Le match, effectivement, va commencer et je perds de vue Patrick. Il s’agit apparemment de hockey, puisque le décor ressemble à une patinoire. La foule envahit les gradins, je me laisse porter par le mouvement, je franchis plusieurs tourniquets et je m’assois sur un banc en béton. On entend de la musique funk, on voit s’agiter sur le ring le chauffeur de salle, dans les gradins des drapeaux québécois s’agitent… mais rien ne se passe, le morceau de musique redémarre du début et le chauffeur de salle entreprend un nouveau tour de piste. Par vague, des spectateurs ressortent pour en laisser entrer d’autres, et les sortants ont l’air satisfait comme si toute l’attraction consistait dans le décor et non dans le match qui ne vient pas. Je profite d’un de ces mouvements pour quitter la patinoire.

Je traverse ce qui ressemble à un immense hall de gare, des guichets, des boutiques, des publicités, des luminaires, des gens en tenues de touristes, des queues.
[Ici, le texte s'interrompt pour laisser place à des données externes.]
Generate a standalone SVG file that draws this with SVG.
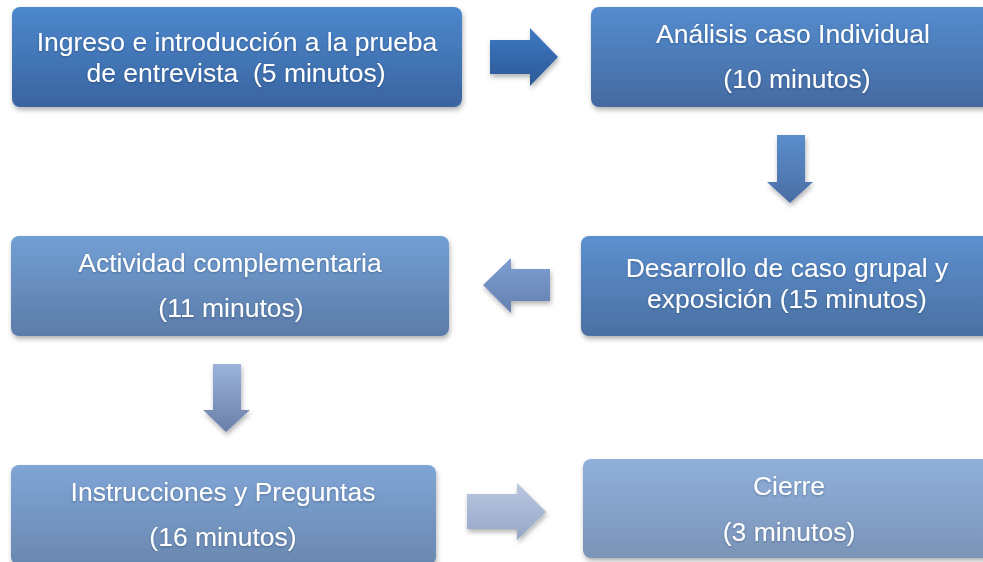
<svg xmlns="http://www.w3.org/2000/svg" width="983" height="562" viewBox="0 0 983 562">
<style>
.t{font-family:"Liberation Sans",Arial,sans-serif;font-size:26.5px;fill:#ffffff;text-anchor:middle}
.box{filter:url(#sh)}
</style>
<defs>
<filter id="sh" x="-10%" y="-20%" width="120%" height="150%">
<feDropShadow dx="1" dy="3" stdDeviation="2.5" flood-color="#000" flood-opacity="0.3"/>
</filter>
<filter id="ts" x="-5%" y="-20%" width="110%" height="150%">
<feDropShadow dx="0" dy="1" stdDeviation="1" flood-color="#1a2a40" flood-opacity="0.35"/>
</filter>
<linearGradient id="g1" x1="0" y1="0" x2="0" y2="1"><stop offset="0" stop-color="#4c88cd"/><stop offset="1" stop-color="#3a64a0"/></linearGradient>
<linearGradient id="g2" x1="0" y1="0" x2="0" y2="1"><stop offset="0" stop-color="#548cce"/><stop offset="1" stop-color="#456aa1"/></linearGradient>
<linearGradient id="g3" x1="0" y1="0" x2="0" y2="1"><stop offset="0" stop-color="#5c90cf"/><stop offset="1" stop-color="#4b70a2"/></linearGradient>
<linearGradient id="g4" x1="0" y1="0" x2="0" y2="1"><stop offset="0" stop-color="#729fd4"/><stop offset="1" stop-color="#5c7ca8"/></linearGradient>
<linearGradient id="g5" x1="0" y1="0" x2="0" y2="1"><stop offset="0" stop-color="#7fa5d6"/><stop offset="1" stop-color="#6a88b0"/></linearGradient>
<linearGradient id="g6" x1="0" y1="0" x2="0" y2="1"><stop offset="0" stop-color="#8fb0db"/><stop offset="1" stop-color="#7b94b8"/></linearGradient>
<linearGradient id="a1" x1="0" y1="0" x2="0" y2="1"><stop offset="0" stop-color="#3e7ac4"/><stop offset="1" stop-color="#2c5896"/></linearGradient>
<linearGradient id="a2" x1="0" y1="0" x2="0" y2="1"><stop offset="0" stop-color="#5b8dcd"/><stop offset="1" stop-color="#4a6ea3"/></linearGradient>
<linearGradient id="a3" x1="0" y1="0" x2="0" y2="1"><stop offset="0" stop-color="#7d9ed2"/><stop offset="1" stop-color="#6580b0"/></linearGradient>
<linearGradient id="a4" x1="0" y1="0" x2="0" y2="1"><stop offset="0" stop-color="#9bb3db"/><stop offset="1" stop-color="#6a7fa8"/></linearGradient>
<linearGradient id="a5" x1="0" y1="0" x2="0" y2="1"><stop offset="0" stop-color="#bac7e1"/><stop offset="1" stop-color="#95a6c7"/></linearGradient>
</defs>

<g id="connectors">
<polygon class="box" fill="url(#a1)" points="490,40 530,40 530,28 558,57 530,86 530,74 490,74"/>
<polygon class="box" fill="url(#a2)" points="777,135 805,135 805,182 813,182 790,203 767,182 777,182"/>
<polygon class="box" fill="url(#a3)" points="550,269 511,269 511,258 483,285 511,313 511,301 550,301"/>
<polygon class="box" fill="url(#a4)" points="213,364 241,364 241,410 250,410 226,432 203,410 213,410"/>
<polygon class="box" fill="url(#a5)" points="467,494 517,494 517,483 546,512 517,540 517,529 467,529"/>
</g>

<g id="n1">
<rect class="box" x="12" y="7" width="450" height="100" rx="8" fill="url(#g1)"/>
<text class="t" x="237" y="51" filter="url(#ts)">Ingreso e introducción a la prueba</text>
<text class="t" x="236" y="82" xml:space="preserve" filter="url(#ts)">de entrevista  (5 minutos)</text>
</g>

<g id="n2">
<rect class="box" x="591" y="7" width="404" height="100" rx="8" fill="url(#g2)"/>
<text class="t" x="793" y="43" filter="url(#ts)">Análisis caso Individual</text>
<text class="t" x="797" y="88" filter="url(#ts)">(10 minutos)</text>
</g>

<g id="n3">
<rect class="box" x="581" y="236" width="414" height="100" rx="8" fill="url(#g3)"/>
<text class="t" x="787" y="277" filter="url(#ts)">Desarrollo de caso grupal y</text>
<text class="t" x="787" y="308" filter="url(#ts)">exposición (15 minutos)</text>
</g>

<g id="n4">
<rect class="box" x="11" y="236" width="438" height="100" rx="8" fill="url(#g4)"/>
<text class="t" x="230" y="272" filter="url(#ts)">Actividad complementaria</text>
<text class="t" x="231" y="317" filter="url(#ts)">(11 minutos)</text>
</g>

<g id="n5">
<rect class="box" x="11" y="465" width="425" height="100" rx="8" fill="url(#g5)"/>
<text class="t" x="223" y="501" filter="url(#ts)">Instrucciones y Preguntas</text>
<text class="t" x="223" y="546" filter="url(#ts)">(16 minutos)</text>
</g>

<g id="n6">
<rect class="box" x="583" y="459" width="412" height="99" rx="8" fill="url(#g6)"/>
<text class="t" x="789" y="495" filter="url(#ts)">Cierre</text>
<text class="t" x="789" y="541" filter="url(#ts)">(3 minutos)</text>
</g>
</svg>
L’esthétique de l’architecture, de la décoration, des réclames, et même des vêtements… tout évoque les années 60, j’ai l’impression de traverser Playtime de Tati, je me demande si les concepteurs de la station ont choisi de jouer la carte vintage, ou si je suis, ce qui serait plus logique, réellement dans les années 60. Je cherche quelques signes de modernité, j’en trouve cependant : des guichets électroniques, des écrans. Je me trouve donc bel et bien dans un parc à thème.

Je regarde longtemps, fasciné, une gigantesque affiche désuète figurant un skieur heureux, souriant, dévalant une piste enneigée. Je me dis que ni le skieur ni la neige ni le sourire ne sont encore de ce monde. Je me demande quelle valeur d’attraction peut aujourd’hui revêtir pareil simulacre. Dans ce hall, en tout cas, les guichets pour les pistes de ski sont désertés. En revanche on se presse devant ceux des randonnées. De grands panneaux jaunes indiquent les horaires des prochains départs des randonnées, à la manière des indicateurs SNCF.

J’en viens à me dire que, tôt ou tard, je devrai renoncer aussi à la randonnée. J’ai alors la vision, non angoissante, plutôt sereine au contraire, de moi-même vieux, fripé, décati, en fauteuil roulant, au milieu de ce hall. En vis-à-vis, un bébé, un tout petit enfant, s’extirpe de sa poussette et accomplit ses premiers pas, sous les bravos de sa famille. Je croise son regard et je lui souris, plein d’amour.

Je me réveille. Je réalise que je n’avais plus rêvé depuis des mois.